Individuals who prefer not to be actively involved in business operations have several alternative investment options available to them. These options allow individuals to invest their capital and potentially earn returns without the need for active participation in day-to-day business activities. Some of the most common alternative investment options for passive investors include:
1. Stocks and Bonds: Investing in stocks and bonds is a popular option for passive investors. Stocks represent ownership in a company, while bonds are debt instruments issued by governments or corporations. Passive investors can purchase shares of publicly traded companies or invest in bonds, allowing them to benefit from the company's growth or receive fixed interest payments.
2. Mutual Funds: Mutual funds pool
money from multiple investors to invest in a diversified portfolio of stocks, bonds, or other securities. Professional fund managers handle the investment decisions, making it an attractive option for passive investors who want exposure to a variety of assets without actively managing them.
3. Exchange-Traded Funds (ETFs): ETFs are similar to mutual funds but trade on
stock exchanges like individual stocks. They offer diversification across various asset classes and sectors, making them an appealing choice for passive investors. ETFs can track specific indices or sectors, providing exposure to a broad range of investments.

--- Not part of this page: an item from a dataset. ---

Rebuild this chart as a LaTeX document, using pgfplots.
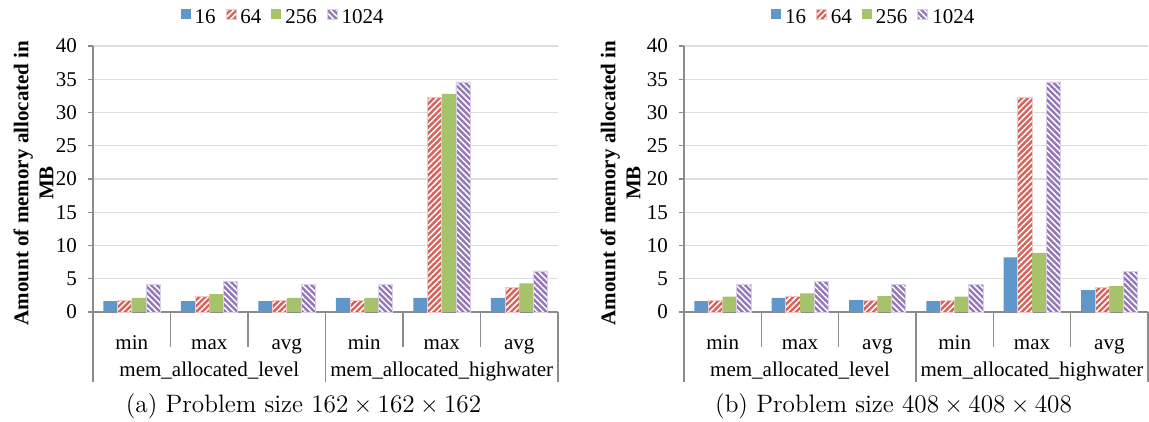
\documentclass[border=0pt]{standalone}
\usepackage{fontspec}
\setmainfont{Liberation Serif}
\newfontfamily\lmfont{Latin Modern Roman}
\usepackage{pgfplots}
\pgfplotsset{compat=1.18}
\usetikzlibrary{patterns.meta}

\definecolor{c16}{HTML}{5F97CB}
\definecolor{c64}{HTML}{D5645C}
\definecolor{c256}{HTML}{A6C36B}
\definecolor{c1024}{HTML}{9578B8}
\definecolor{axisgray}{HTML}{8C8C8C}
\definecolor{gridgray}{HTML}{DDDDDD}
\newcommand\fs{\fontsize{10.5}{12.6}\selectfont}

\pgfplotsset{
  sqlegend/.style={legend image code/.code={\fill[##1] (0pt,-0.5pt) rectangle (5pt,4.5pt);}},
  s16/.style={fill=c16, draw=none, bar shift=-0.2745, sqlegend},
  s64/.style={fill=c64, draw=c64!35!white, line width=0.4pt, bar shift=-0.0915, sqlegend,
    postaction={pattern={Lines[angle=45,distance=2.1pt,line width=0.75pt]}, pattern color=white}},
  s256/.style={fill=c256, draw=none, bar shift=0.0915, sqlegend},
  s1024/.style={fill=c1024, draw=c1024!35!white, line width=0.4pt, bar shift=0.2745, sqlegend,
    postaction={pattern={Lines[angle=-45,distance=2.1pt,line width=0.75pt]}, pattern color=white}},
  common/.style={
    anchor=south west, scale only axis, height=133pt,
    xmin=0.5, xmax=6.5, ymin=0, ymax=40,
    ytick={0,5,...,40},
    xtick={1,...,6}, xticklabels={min,max,avg,min,max,avg},
    axis lines=left, axis line style={draw=axisgray, line width=0.6pt, -},
    ymajorgrids, grid style={draw=gridgray, line width=0.6pt},
    tick align=outside, ytick style={draw=axisgray, line width=0.6pt},
    major tick length=2.5pt,
    xtick style={draw=none},
    /pgf/number format/assume math mode=true,
    tick label style={font=\fs},
    yticklabel style={xshift=-2pt},
    xticklabel style={anchor=base, yshift=-16.2pt},
    clip=false,
    ybar, bar width=0.183,
    legend columns=4,
    legend style={at={(0.411,1.105)}, anchor=center, draw=none, fill=none, font=\fs,
      inner sep=0pt,
      /tikz/every odd column/.append style={column sep=0pt},
      /tikz/every even column/.append style={column sep=3pt}},
  },
  seps/.style={},
}
\newcommand\seps{%
  \draw[axisgray, line width=0.6pt] (axis cs:0.5,0) -- ([yshift=-35pt]axis cs:0.5,0);
  \draw[axisgray, line width=0.6pt] (axis cs:1.5,0) -- ([yshift=-17.5pt]axis cs:1.5,0);
  \draw[axisgray, line width=0.6pt] (axis cs:2.5,0) -- ([yshift=-17.5pt]axis cs:2.5,0);
  \draw[axisgray, line width=0.6pt] (axis cs:3.5,0) -- ([yshift=-35pt]axis cs:3.5,0);
  \draw[axisgray, line width=0.6pt] (axis cs:4.5,0) -- ([yshift=-17.5pt]axis cs:4.5,0);
  \draw[axisgray, line width=0.6pt] (axis cs:5.5,0) -- ([yshift=-17.5pt]axis cs:5.5,0);
  \draw[axisgray, line width=0.6pt] (axis cs:6.5,0) -- ([yshift=-35pt]axis cs:6.5,0);
  \node[anchor=base, font=\fs, yshift=-32.5pt] at (axis cs:2,0) {mem\_allocated\_level};
  \node[anchor=base, font=\fs, yshift=-32.5pt] at (axis cs:5,0) {mem\_allocated\_highwater};
}

\begin{document}
\begin{tikzpicture}
\useasboundingbox (0,0) rectangle (574.5pt,211pt);
% ---------------- left panel
\begin{axis}[common, at={(46.5pt,55pt)}, width=232.5pt]
\addplot[s16] coordinates {(1,1.63) (2,1.63) (3,1.63) (4,2.14) (5,2.14) (6,2.14)};
\addplot[s64] coordinates {(1,1.79) (2,2.3) (3,1.79) (4,1.79) (5,32.3) (6,3.72)};
\addplot[s256] coordinates {(1,2.14) (2,2.7) (3,2.14) (4,2.14) (5,32.8) (6,4.29)};
\addplot[s1024] coordinates {(1,4.13) (2,4.6) (3,4.13) (4,4.13) (5,34.6) (6,6.17)};
\legend{16,64,256,1024}
\seps
\end{axis}
% ---------------- right panel
\begin{axis}[common, at={(342pt,55pt)}, width=232pt]
\addplot[s16] coordinates {(1,1.63) (2,2.14) (3,1.79) (4,1.63) (5,8.2) (6,3.3)};
\addplot[s64] coordinates {(1,1.79) (2,2.3) (3,1.79) (4,1.79) (5,32.3) (6,3.72)};
\addplot[s256] coordinates {(1,2.3) (2,2.8) (3,2.4) (4,2.3) (5,8.9) (6,3.88)};
\addplot[s1024] coordinates {(1,4.13) (2,4.6) (3,4.13) (4,4.13) (5,34.6) (6,6.1)};
\legend{16,64,256,1024}
\seps
\end{axis}
% ---------------- y labels
\node[rotate=90, align=center, font=\bfseries\fs] at (16.75pt,119.5pt) {Amount of memory allocated in\\MB};
\node[rotate=90, align=center, font=\bfseries\fs] at (310.25pt,119.5pt) {Amount of memory allocated in\\MB};
% ---------------- captions
\node[anchor=base, font=\lmfont\fontsize{12.6}{14}\selectfont] at (151.75pt,4.5pt) {(a) Problem size 162${}\times{}$162${}\times{}$162};
\node[anchor=base, font=\lmfont\fontsize{12.6}{14}\selectfont] at (446.75pt,4.5pt) {(b) Problem size 408${}\times{}$408${}\times{}$408};
\end{tikzpicture}
\end{document}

4. Real Estate Investment Trusts (REITs): REITs allow individuals to invest in real estate without the need for direct property ownership. These trusts own and manage income-generating properties such as office buildings, apartments, or shopping centers. Passive investors can buy shares of REITs and earn dividends from the rental income generated by the properties.
5.
Peer-to-Peer Lending: Peer-to-peer lending platforms connect borrowers with individual lenders, cutting out traditional financial institutions. Passive investors can lend money to borrowers and earn interest on their investments. These platforms often provide detailed information about borrowers'
creditworthiness, allowing investors to make informed decisions.
6. Hedge Funds: Hedge funds pool money from accredited investors and use various investment strategies to generate returns. While hedge funds are typically more exclusive and require higher minimum investments, they offer the potential for higher returns. Passive investors can allocate their capital to hedge funds and benefit from the expertise of professional fund managers.
7. Private Equity: Private equity involves investing in privately held companies that are not publicly traded. Passive investors can invest in private equity funds, which pool capital to acquire or invest in private companies. These funds are managed by experienced professionals who actively manage the investments on behalf of the passive investors.
8. Commodities: Investing in commodities such as gold, silver, oil, or agricultural products can be an alternative for passive investors. They can invest in commodity-focused exchange-traded funds or purchase
futures contracts to gain exposure to price movements without the need for physical ownership or
active management.
It is important for individuals considering alternative investment options to carefully evaluate the risks, returns, and liquidity associated with each option. Consulting with a
financial advisor or conducting thorough research is recommended to make informed investment decisions aligned with their financial goals and risk tolerance.